# Micro für 5D Mark II



## pixographix (18. Dezember 2012)

Guten Tag zusammen,

vor ein paar Tagen erhielt ich meine lang ersehnte 5D MarkII DSLR. (Hatte Sie vorher nur zum Testen...) Überglücklich und voller Tatendrang testete ich alles mögliche.
Als ich dann auch die Video Funktion intensiver testete, musste ich feststellen, dass
das Micro so ziehmlich unbrauchbar ist. Selbst nachdem ich den Pegel runter geregegelt hatte,
waren immernoch deutliche Störgeräusche warzunehmen.

Jetzt meine Frage an Euch was würdet Ihr mir für ein Micro empfehlen ? Es sollte ca.
100 - 120 EURO kosten und als guter zuverlässiger Allrounder Micro dienen.

Habe mir einmal vorab das Rode VideoMic Directional Shotgun Richtmikrofon bei amazon angesehen.
Bin mir jedoch noch nicht sicher, da ich mich mit dem Thema Sound noch nicht so gut auskenne.

vielleicht könnt ihr mir da aus Euren Erfahrungen heraus etwas empfehlen.

Grüße
Dominique


----------



## chmee (18. Dezember 2012)

(A) quasi jedes Mikro ist besser als das interne.
(B) "Directional Shotgun" heisst Richtmikrofon - ist das gewollt?  http://www.thomann.de/de/rode_videomic.htm - bekommt aber gute Bewertungen. Warum nicht..
(C) Mono? Stereo? beyerdynamic MCE 72 für 230Eur 

Die Auswahl bei einem Muskfachhändler. http://www.thomann.de/de/cat.html?gf=video_kameramikrofone&oa=pra

mfg chmee


----------



## pixographix (18. Dezember 2012)

Hi chmee,

hm naja gewollt ist es jetzt nicht unbedingt  habe mir lediglich ein paar Beiträge bzw Rezensionen durchgelesen. Daher bin ich auch auf das Richtmicro aufmerksam geworden.
Es sollte z.B die Stimme bei einem Interview sehr klar aufzeichnen ohne lässtige Störgeräusche.
Das ich bei nem Preis von 100 - 130 EURO keine Wunder erwarten kann ist klar. Es sollte jedoch trotzdem alles gut bzw störungsarm aufzeichen können.

Grüße


----------



## Martin Schaefer (19. Dezember 2012)

Huhu zu später Stunde 

Ein Richtmikro ist die denkbar ungünstigste Wahl für ein Interview. Was würdest du denken, wenn 2 Kilometer hinter deinen Darstellern ein fetter LKW vorbeifährt, den du zwar im Bild nicht oder nur kaum sehen kannst, aber dessen Geräusch du so genau hören kannst, dass du ohne Probleme die Zahl der Zylinder und den Hubraum bestimmen kannst? 
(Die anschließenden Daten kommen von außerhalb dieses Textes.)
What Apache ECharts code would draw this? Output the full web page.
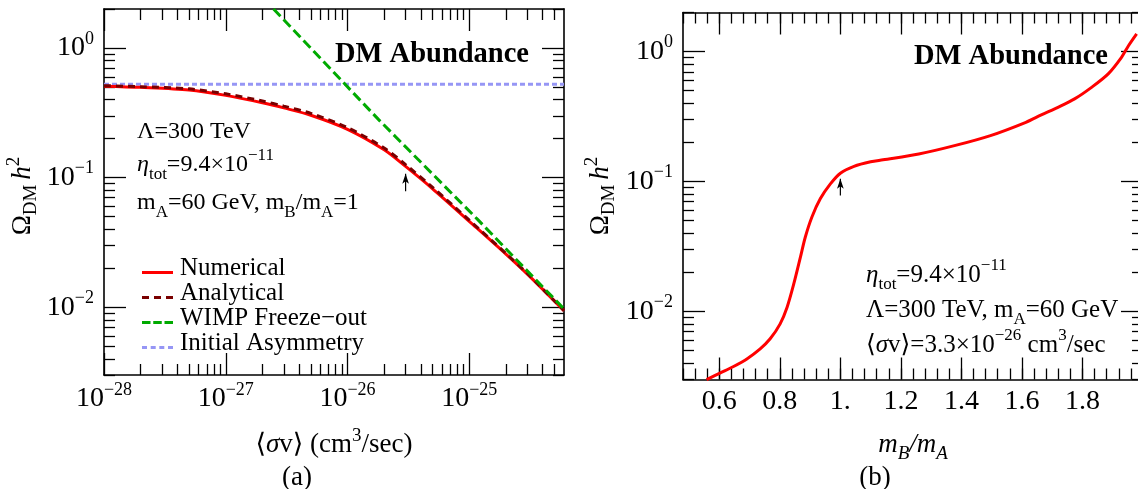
<!DOCTYPE html>
<html>
<head>
<meta charset="utf-8">
<script src="https://cdn.jsdelivr.net/npm/echarts@6/dist/echarts.min.js"></script>
<style>
html, body { margin: 0; padding: 0; background: #fff; }
#chart { width: 1138px; height: 489px; }
</style>
</head>
<body>
<div id="chart"></div>
<script>
const FONT = '"Liberation Serif", "DejaVu Serif", serif';

// panel (a): Omega h^2 vs <sigma v>
const sigmaV = [1e-28, 2e-28, 5e-28, 1e-27, 2e-27, 3e-27, 5e-27, 1e-26, 2e-26, 3e-26, 5e-26, 1e-25, 2e-25, 3e-25, 6e-25];
const omegaNumerical = [0.508, 0.497, 0.474, 0.431, 0.378, 0.345, 0.303, 0.236, 0.164, 0.122, 0.082, 0.046, 0.0257, 0.018, 0.0094];
const omegaAnalytical = [0.512, 0.503, 0.484, 0.443, 0.39, 0.356, 0.313, 0.243, 0.169, 0.126, 0.084, 0.047, 0.026, 0.0182, 0.0094];
const wimpSigmaV = [2.47e-27, 1.81e-26, 1.17e-25, 6e-25];
const omegaWimp = [2.0, 0.279, 0.0476, 0.0097];
const asymSigmaV = [1e-28, 6e-25];
const omegaAsym = [0.526, 0.526];
const arrowAX = 3.0e-26;
const arrowAY = [0.0785, 0.107];

// panel (b): Omega h^2 vs mB/mA
const massRatio = [0.558, 0.602, 0.647, 0.691, 0.735, 0.768, 0.801, 0.824, 0.846, 0.868, 0.884, 0.906, 0.934, 0.967, 1.0,
    1.045, 1.1, 1.141, 1.259, 1.377, 1.496, 1.613, 1.664, 1.719, 1.774, 1.83, 1.885, 1.929, 1.952, 1.979];
const omegaRatio = [0.00299, 0.00336, 0.00378, 0.00432, 0.00516, 0.00617, 0.00804, 0.0108, 0.0163, 0.0262, 0.0373, 0.0534, 0.074, 0.096, 0.116,
    0.131, 0.142, 0.147, 0.163, 0.189, 0.226, 0.286, 0.326, 0.373, 0.433, 0.531, 0.674, 0.904, 1.11, 1.37];
const arrowBX = 1.0;
const arrowBY = [0.078, 0.105];

// ticks
const xExpA = [-28, -27, -26, -25];
const yTickVals = [0.01, 0.1, 1];
const yTickExp = ['−2', '−1', '0'];
const xTickValsB = [0.6, 0.8, 1.0, 1.2, 1.4, 1.6, 1.8];
const xTickLabelsB = ['0.6', '0.8', '1.', '1.2', '1.4', '1.6', '1.8'];

// legend
const legendNames = ['Numerical', 'Analytical', 'WIMP Freeze−out', 'Initial Asymmetry'];
// line samples drawn low in an 33x11 box so the text sits a little above them
const legendIcons = [
    'path://M32.99,0h0.01v0.01z M0,8h31v3h-31z',
    'path://M32.99,0h0.01v0.01z M0,8h7v3h-7z M12,8h7v3h-7z M24,8h7v3h-7z',
    'path://M32.99,0h0.01v0.01z M0,8h8.5v3h-8.5z M11.25,8h8.5v3h-8.5z M22.5,8h8.5v3h-8.5z',
    'path://M32.99,0h0.01v0.01z M0,8h5v3h-5z M8.7,8h5v3h-5z M17.3,8h5v3h-5z M26,8h5v3h-5z'
];

const X_MIN_A = -28, X_MAX_A = Math.log10(6e-25);
const Y_MIN = 0.003, Y_MAX = 2;
const X_MIN_B = 0.48, X_MAX_B = 2.0;

// minor ticks
const xMinorA = [];
for (let n = -28; n <= -25; n++) {
    for (let k = 2; k <= 9; k++) {
        const v = n + Math.log10(k);
        if (v < X_MAX_A) xMinorA.push(v);
    }
}
const yMinor = [];
for (let n = -3; n <= 0; n++) {
    for (let k = 2; k <= 9; k++) {
        const v = k * Math.pow(10, n);
        if (v >= Y_MIN && v <= Y_MAX) yMinor.push(+v.toPrecision(3));
    }
}
const xMinorB = [];
for (let i = 0; i <= 38; i++) xMinorB.push(Math.round((X_MIN_B + 0.04 * i) * 100) / 100);

function makeRich(size, supSize) {
    return {
        n: { fontFamily: FONT, fontSize: size, lineHeight: 36, color: '#000' },
        i: { fontFamily: FONT, fontSize: size, lineHeight: 36, fontStyle: 'italic', color: '#000' },
        sup: { fontFamily: FONT, fontSize: supSize, lineHeight: 16, verticalAlign: 'top', color: '#000' },
        sub: { fontFamily: FONT, fontSize: supSize, lineHeight: 33, verticalAlign: 'bottom', color: '#000' },
        isub: { fontFamily: FONT, fontSize: supSize, lineHeight: 32, verticalAlign: 'bottom', fontStyle: 'italic', color: '#000' },
        b: { fontFamily: FONT, fontSize: 28.5, fontWeight: 'bold', lineHeight: 36, color: '#000' }
    };
}
const rich = makeRich(24, 17);
const richTick = makeRich(28, 18);
const richName = makeRich(27, 19);
const richNote = makeRich(25, 17);

function nearest(arr, v) {
    let best = 0;
    arr.forEach((a, i) => { if (Math.abs(a - v) < Math.abs(arr[best] - v)) best = i; });
    return best;
}

const fmtXA = v => '{n|10}{sup|−' + (-Math.round(v)) + '}';
const fmtY = v => '{n|10}{sup|' + yTickExp[nearest(yTickVals, v)] + '}';
const fmtXB = v => '{n|' + xTickLabelsB[nearest(xTickValsB, v)] + '}';

function frameAxes(dim, grid, base, majors, minors, labelOpt) {
    const sides = dim === 'x' ? ['bottom', 'top'] : ['left', 'right'];
    const out = [];
    sides.forEach((pos, si) => {
        [true, false].forEach(isMajor => {
            out.push(Object.assign({}, base, {
                gridIndex: grid,
                position: pos,
                axisLine: { show: isMajor, onZero: false, lineStyle: { color: '#000', width: 1.6 } },
                axisTick: {
                    show: true, inside: true, length: isMajor ? 22 : 11,
                    customValues: isMajor ? majors : minors,
                    lineStyle: { color: '#000', width: 1.3 }
                },
                splitLine: { show: false },
                axisLabel: (si === 0 && isMajor)
                    ? Object.assign({ show: true, customValues: majors, rich: richTick }, labelOpt)
                    : { show: false }
            }));
        });
    });
    return out;
}

const xAxes = [].concat(
    frameAxes('x', 0, { type: 'value', min: X_MIN_A, max: X_MAX_A }, xExpA, xMinorA, { formatter: fmtXA, margin: 6 }),
    frameAxes('x', 1, { type: 'value', min: X_MIN_B, max: X_MAX_B }, xTickValsB, xMinorB, { formatter: fmtXB, margin: 4 })
);
const yAxes = [].concat(
    frameAxes('y', 0, { type: 'log', min: Y_MIN, max: Y_MAX }, yTickVals, yMinor, { formatter: fmtY, margin: 10 }),
    frameAxes('y', 1, { type: 'log', min: Y_MIN, max: Y_MAX }, yTickVals, yMinor, { formatter: fmtY, margin: 10 })
);

function lineSeries(name, xs, ys, xi, color, type, extra) {
    return Object.assign({
        type: 'line', name: name, xAxisIndex: xi, yAxisIndex: xi,
        data: xs.map((x, i) => [x, ys[i]]),
        showSymbol: false, symbol: 'none',
        lineStyle: { color: color, width: 3, type: type },
        itemStyle: { color: color },
        silent: true
    }, extra || {});
}

function arrowSeries(xi, x, ys) {
    return {
        type: 'line', xAxisIndex: xi, yAxisIndex: xi, silent: true, z: 10,
        data: [{ value: [x, ys[0]], symbol: 'none' }, { value: [x, ys[1]], symbol: 'arrow', symbolSize: [5, 10] }],
        showSymbol: true,
        lineStyle: { color: '#000', width: 1.2 },
        itemStyle: { color: '#000' }
    };
}

const logS = arr => arr.map(v => Math.log10(v));

function txt(x, y, text, r, extra) {
    return Object.assign({
        type: 'text', x: x, y: y, silent: true,
        style: {
            text: text, rich: r || rich, fill: '#000', font: '24px ' + FONT,
            textAlign: 'left', align: 'left', textVerticalAlign: 'middle', verticalAlign: 'middle'
        }
    }, extra || {});
}
function ctxt(x, y, text, r, extra) {
    const t = txt(x, y, text, r, extra);
    t.style.textAlign = t.style.align = 'center';
    return t;
}

const option = {
    animation: false,
    backgroundColor: '#fff',
    grid: [
        { left: 104, top: 9, width: 460, height: 366, outerBoundsMode: 'none' },
        { left: 683, top: 12.5, width: 460, height: 367, outerBoundsMode: 'none' }
    ],
    xAxis: xAxes,
    yAxis: yAxes,
    legend: {
        data: legendNames.map((n, i) => ({ name: n, icon: legendIcons[i] })),
        orient: 'vertical', left: 137, top: 251,
        itemWidth: 33, itemHeight: 11, itemGap: 0,
        selectedMode: false,
        textStyle: { fontFamily: FONT, fontSize: 25, color: '#000', lineHeight: 25 }
    },
    series: [
        lineSeries(legendNames[0], logS(sigmaV), omegaNumerical, 0, '#ff0000', 'solid', { smooth: 0.3, z: 3 }),
        lineSeries(legendNames[1], logS(sigmaV), omegaAnalytical, 0, '#7a0000', [7, 5], { smooth: 0.3, z: 4 }),
        lineSeries(legendNames[2], logS(wimpSigmaV), omegaWimp, 0, '#00aa00', [10, 4.5], { z: 5 }),
        lineSeries(legendNames[3], logS(asymSigmaV), omegaAsym, 0, '#9696f5', [5, 3], { z: 2 }),
        arrowSeries(0, Math.log10(arrowAX), arrowAY),
        lineSeries('ratio', massRatio, omegaRatio, 4, '#ff0000', 'solid', { smooth: 0.3, z: 3 }),
        arrowSeries(4, arrowBX, arrowBY)
    ],
    graphic: [
        txt(335, 55, '{b|DM Abundance}'),
        txt(914, 57, '{b|DM Abundance}'),
        txt(137, 132, '{n|Λ=300 TeV}'),
        txt(137, 165, '{i|η}{sub|tot}{n|=9.4×10}{sup|−11}'),
        txt(137, 203, '{n|m}{sub|A}{n|=60 GeV, m}{sub|B}{n|/m}{sub|A}{n|=1}'),
        txt(866, 275, '{i|η}{sub|tot}{n|=9.4×10}{sup|−11}', richNote),
        txt(866, 310, '{n|Λ=300 TeV, m}{sub|A}{n|=60 GeV}', richNote),
        txt(866, 345, '{n|⟨}{i|σ}{n|v⟩=3.3×10}{sup|−26}{n| cm}{sup|3}{n|/sec}', richNote),
        ctxt(334, 445, '{n|⟨}{i|σ}{n|v⟩ (cm}{sup|3}{n|/sec)}', richName),
        ctxt(913, 445, '{i|m}{isub|B}{i|/m}{isub|A}', richName),
        ctxt(297, 478, '{n|(a)}', richName),
        ctxt(875, 478, '{n|(b)}', richName),
        ctxt(23, 196, '{n|Ω}{sub|DM }{i|h}{sup|2}', richName, { rotation: Math.PI / 2 }),
        ctxt(601, 196, '{n|Ω}{sub|DM }{i|h}{sup|2}', richName, { rotation: Math.PI / 2 })
    ]
};

const chart = echarts.init(document.getElementById('chart'), null, { renderer: 'canvas' });
chart.setOption(option);
</script>
</body>
</html>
Im Ernst, bei Sprachaufnahme gibts nur eins: Möglichst nah ran, damit die Umgebungsgeräusche im Verhältnis zur Sprache leiser werden. Leider ist das für den Einzelkämpfer an der Kamera ein wenig anstrengend. Eine Drahtlos-Strecke mit Lavalier-Mikrofon ist nicht ganz billig, zwei sind sogar doppelt so teuer. Angeln ist je nach Drehort und Licht und Kameraeinstellungen auch nicht immer möglich, alleine ohnehin nicht.

Also bevor du Geld für etwas völlig falsches ausgibst, lieber nochmal genau die Situation checken, in der du aufnehmen möchtest und anschließend genau dafür das richtige Equipment besorgen.

Viele Grüße
Martin


----------



## pixographix (19. Dezember 2012)

Hi Martin,
ehrliche Worte die meine Kaufentscheidung doch noch in Frage stellt. 
Dann werde ich doch noch etwas warten und gegebenenfalls situationsbezogen ein Mikro kaufen, mit dem ich dann auch von der Qualität zufrieden bin. Ich würde mich freuen, wenn du mir bei gegebenem Zeitpunkt beraten zur Seite stehen könntest. Werde dennoch im web mich weiter zum Thema Sound bzw Mikros informieren. Schaden kann das ja nie.

Grüße

Danke Euch beiden für die Realistische Einschätzung.


----------